Asymmetric Information

Moral hazard arises because of asymmetric information between the two parties. When one party, the agent, has more information than another party, the principal, in a relationship, the agent can take actions that are not observable to the principal and that benefit the agent but are costly to the principal. If the information and actions were perfectly observable to both parties, the agent would be unlikely to take these actions. For example, an individual without auto insurance may take many precautions to prevent his or her car from being stolen: He or she may only park the car in security-monitored parking lots, install a security system, and make certain that no valuables are left in plain sight in the car.
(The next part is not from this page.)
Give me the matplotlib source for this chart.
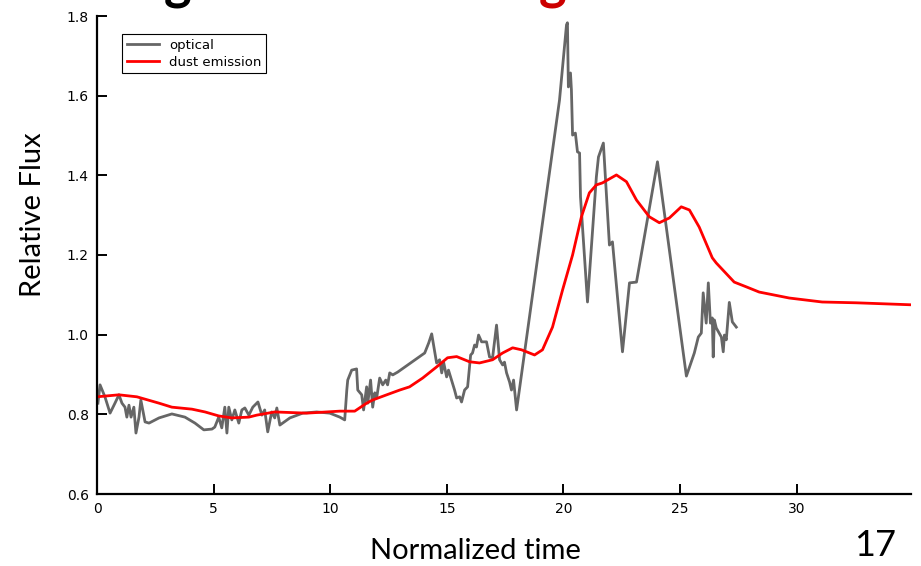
import matplotlib
matplotlib.use("Agg")
import matplotlib.pyplot as plt
import numpy as np

# ---- data ----
optical_t = [0.04, 0.13, 0.34, 0.56, 0.77, 0.94, 1.07, 1.20, 1.28, 1.37, 1.46, 1.58, 1.67, 1.80, 1.88,
             2.06, 2.23, 2.66, 3.21, 3.77, 4.20, 4.58, 4.93, 5.05, 5.22, 5.35, 5.48, 5.57, 5.65, 5.78,
             5.91, 6.08, 6.21, 6.34, 6.51, 6.68, 6.90, 7.07, 7.19, 7.32, 7.49, 7.62, 7.71, 7.84, 8.27,
             8.82, 9.42, 9.98, 10.41, 10.62, 10.71, 10.75, 10.92, 11.13, 11.18, 11.35, 11.43, 11.56,
             11.61, 11.73, 11.82, 11.91, 11.99, 12.12, 12.25, 12.38, 12.46, 12.55, 12.68, 12.89,
             14.05, 14.22, 14.35, 14.48, 14.56, 14.69, 14.78, 14.86, 14.99, 15.07, 15.20, 15.33,
             15.42, 15.55, 15.63, 15.76, 15.89, 16.02, 16.10, 16.19, 16.27, 16.36, 16.49, 16.70,
             16.83, 16.96, 17.13, 17.26, 17.39, 17.47, 17.56, 17.69, 17.77, 17.86, 17.99,
             19.83, 20.13, 20.17, 20.21, 20.30, 20.34, 20.39, 20.51, 20.60, 20.69, 20.73, 21.03,
             21.41, 21.50, 21.71, 21.97, 22.10, 22.53, 22.83, 23.13, 24.03, 25.27, 25.61, 25.78,
             25.91, 25.99, 26.12, 26.21, 26.30, 26.38, 26.42, 26.47, 26.55, 26.77, 26.85, 26.90,
             26.98, 27.11, 27.24, 27.41]
optical_flux = [0.828, 0.874, 0.844, 0.803, 0.828, 0.849, 0.828, 0.818, 0.793, 0.823, 0.793, 0.818,
                0.753, 0.793, 0.836, 0.781, 0.778, 0.791, 0.801, 0.793, 0.778, 0.761, 0.763, 0.768,
                0.793, 0.766, 0.818, 0.753, 0.818, 0.786, 0.811, 0.778, 0.811, 0.816, 0.798, 0.818,
                0.831, 0.798, 0.811, 0.756, 0.806, 0.791, 0.816, 0.773, 0.791, 0.803, 0.806, 0.803,
                0.793, 0.786, 0.861, 0.886, 0.911, 0.914, 0.861, 0.849, 0.811, 0.869, 0.828, 0.886,
                0.818, 0.854, 0.841, 0.891, 0.874, 0.886, 0.874, 0.904, 0.899, 0.906,
                0.954, 0.979, 1.002, 0.957, 0.929, 0.937, 0.904, 0.931, 0.894, 0.911, 0.886, 0.861,
                0.841, 0.844, 0.831, 0.861, 0.869, 0.949, 0.954, 0.974, 0.969, 0.999, 0.982, 0.982,
                0.944, 0.942, 1.024, 0.937, 0.924, 0.931, 0.904, 0.881, 0.861, 0.886, 0.811,
                1.589, 1.778, 1.783, 1.622, 1.657, 1.615, 1.501, 1.506, 1.459, 1.456, 1.346, 1.082,
                1.396, 1.446, 1.481, 1.225, 1.233, 0.957, 1.130, 1.132, 1.434, 0.896, 0.954, 0.994,
                1.004, 1.105, 1.029, 1.130, 1.029, 1.042, 0.944, 1.037, 1.017, 0.994, 0.957, 0.999,
                0.987, 1.081, 1.032, 1.019]

dust_t = [0.0, 0.94, 1.71, 2.66, 3.21, 4.07, 4.63, 5.22, 5.78, 6.51, 6.85, 7.62, 8.99, 10.41, 11.05,
          11.56, 11.82, 12.42, 12.98, 13.40, 13.96, 14.56, 15.03, 15.42, 15.97, 16.40, 16.96, 17.39,
          17.82, 18.20, 18.76, 19.10, 19.53, 19.96, 20.39, 20.77, 21.11, 21.41, 21.67, 22.27, 22.70,
          23.13, 23.68, 24.11, 24.54, 25.05, 25.40, 25.82, 26.38, 26.55, 27.32, 27.84, 28.39, 29.68,
          31.09, 32.55, 34.90]
dust_flux = [0.844, 0.849, 0.844, 0.828, 0.818, 0.813, 0.806, 0.796, 0.791, 0.793, 0.798, 0.806,
             0.803, 0.808, 0.808, 0.828, 0.836, 0.849, 0.861, 0.869, 0.891, 0.919, 0.942, 0.945,
             0.932, 0.929, 0.937, 0.954, 0.967, 0.962, 0.949, 0.962, 1.019, 1.112, 1.200, 1.296,
             1.356, 1.376, 1.381, 1.401, 1.384, 1.338, 1.296, 1.281, 1.293, 1.321, 1.313, 1.270,
             1.193, 1.180, 1.132, 1.120, 1.107, 1.092, 1.082, 1.080, 1.075]

x_ticks = [0, 5, 10, 15, 20, 25, 30]
y_ticks = [0.6, 0.8, 1.0, 1.2, 1.4, 1.6, 1.8]

# ---- figure ----
fig = plt.figure(figsize=(9.21, 5.66), dpi=100)
ax = fig.add_axes([97/921, 1 - 494/566, 814/921, 478/566])

ax.plot(optical_t, optical_flux, color='#666666', lw=2.0, label='optical', solid_joinstyle='round')
ax.plot(dust_t, dust_flux, color='#ff0000', lw=2.0, label='dust emission', solid_joinstyle='round')

ax.set_xlim(0, 34.9)
ax.set_ylim(0.6, 1.8)
ax.set_xticks(x_ticks)
ax.set_yticks(y_ticks)
ax.set_yticklabels([f"{v:.1f}" for v in y_ticks])

for s in ['top', 'right']:
    ax.spines[s].set_visible(False)
for s in ['left', 'bottom']:
    ax.spines[s].set_linewidth(1.6)
    ax.spines[s].set_color('black')

tickfont = ['Liberation Sans Narrow', 'DejaVu Sans']
ax.tick_params(direction='in', length=7, width=1.4, labelsize=10, pad=6)
for lab in ax.get_xticklabels() + ax.get_yticklabels():
    lab.set_family(tickfont)

leg = ax.legend(loc='upper left', bbox_to_anchor=(0.031, 0.962), fontsize=9.5,
                frameon=True, fancybox=False, edgecolor='black', framealpha=1,
                handlelength=2.4, borderpad=0.35, labelspacing=0.3, borderaxespad=0)
leg.get_frame().set_linewidth(0.8)

labfont = ['Lato', 'DejaVu Sans']
fig.text(475/921, 1 - 551/566, 'Normalized time', ha='center', va='center', fontsize=21, family=labfont)
fig.text(33/921, 1 - 215/566, 'Relative Flux', ha='center', va='center', rotation=90, fontsize=21, family=labfont)
fig.text(875/921, 1 - 545/566, '17', ha='center', va='center', fontsize=26, family=labfont)

# cut-off slide title fragments (the reference slide shows only their descenders)
fig.text(178/921, 1.0 + 1/566, 'g', ha='center', va='baseline', fontsize=38, fontweight='bold',
         color='black', family=labfont)
fig.text(553/921, 1.0 + 1/566, 'g', ha='center', va='baseline', fontsize=38, fontweight='bold',
         color='#cc0000', family=labfont)

fig.savefig('out.png', dpi=100)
If this individual purchases an auto insurance policy that fully insures against theft, the individual may not take any of these precautions-he or she may park in high crime areas, not use a car security system, and leave valuables in plain sight in the car-because the individual knows that the insurance company will reimburse him or her if the car is stolen. As the insurance company cannot monitor how the individual safeguards the car against theft, these actions benefit the individual; it takes less time and effort not to use these safeguards, but by not taking these actions, he or she increases the chance that the car will be broken into or stolen. In economic terms, this increases both the likelihood of a loss occurring and the size of the loss, if a loss occurs.
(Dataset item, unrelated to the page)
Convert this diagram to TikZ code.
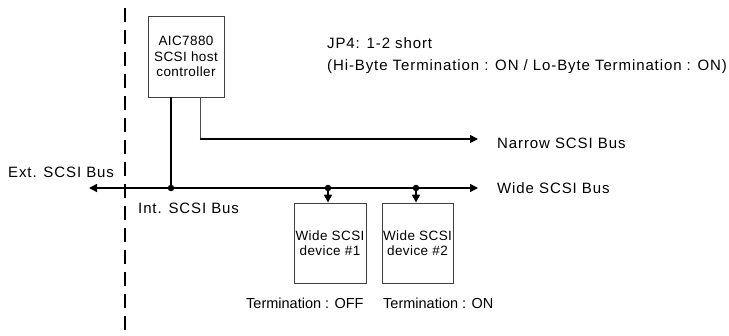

Although both moral hazard and adverse selection arise because of asymmetric information between parties, moral hazard is a “hidden action” taken by the agent, which is not observable by the principal. Adverse selection, on the other hand, is known as a “hidden type” or “hidden information” problem where the principal cannot observe the characteristics of the agent before entering into an implicit or explicit contract, and the agent makes decisions about the relationship that benefit him or her but are costly to the principal.

Health Insurance

Moral hazard in health insurance can occur in two basic ways. Ex ante moral hazard occurs when an insured individual takes less preventive care than he or she would take if the individual did not have insurance, and these preventive-care efforts would reduce the likelihood or size of a loss covered by the insurance policy. The second type of moral hazard occurs ex post, when an individual demands more healthcare services when covered by an insurance policy than he or she would demand if the individual paid the full cost of healthcare. The evidence that ex post moral hazard exists in health insurance is quite strong. Although there has been less evidence in support of ex ante moral hazard, it is gaining attention in the health insurance market.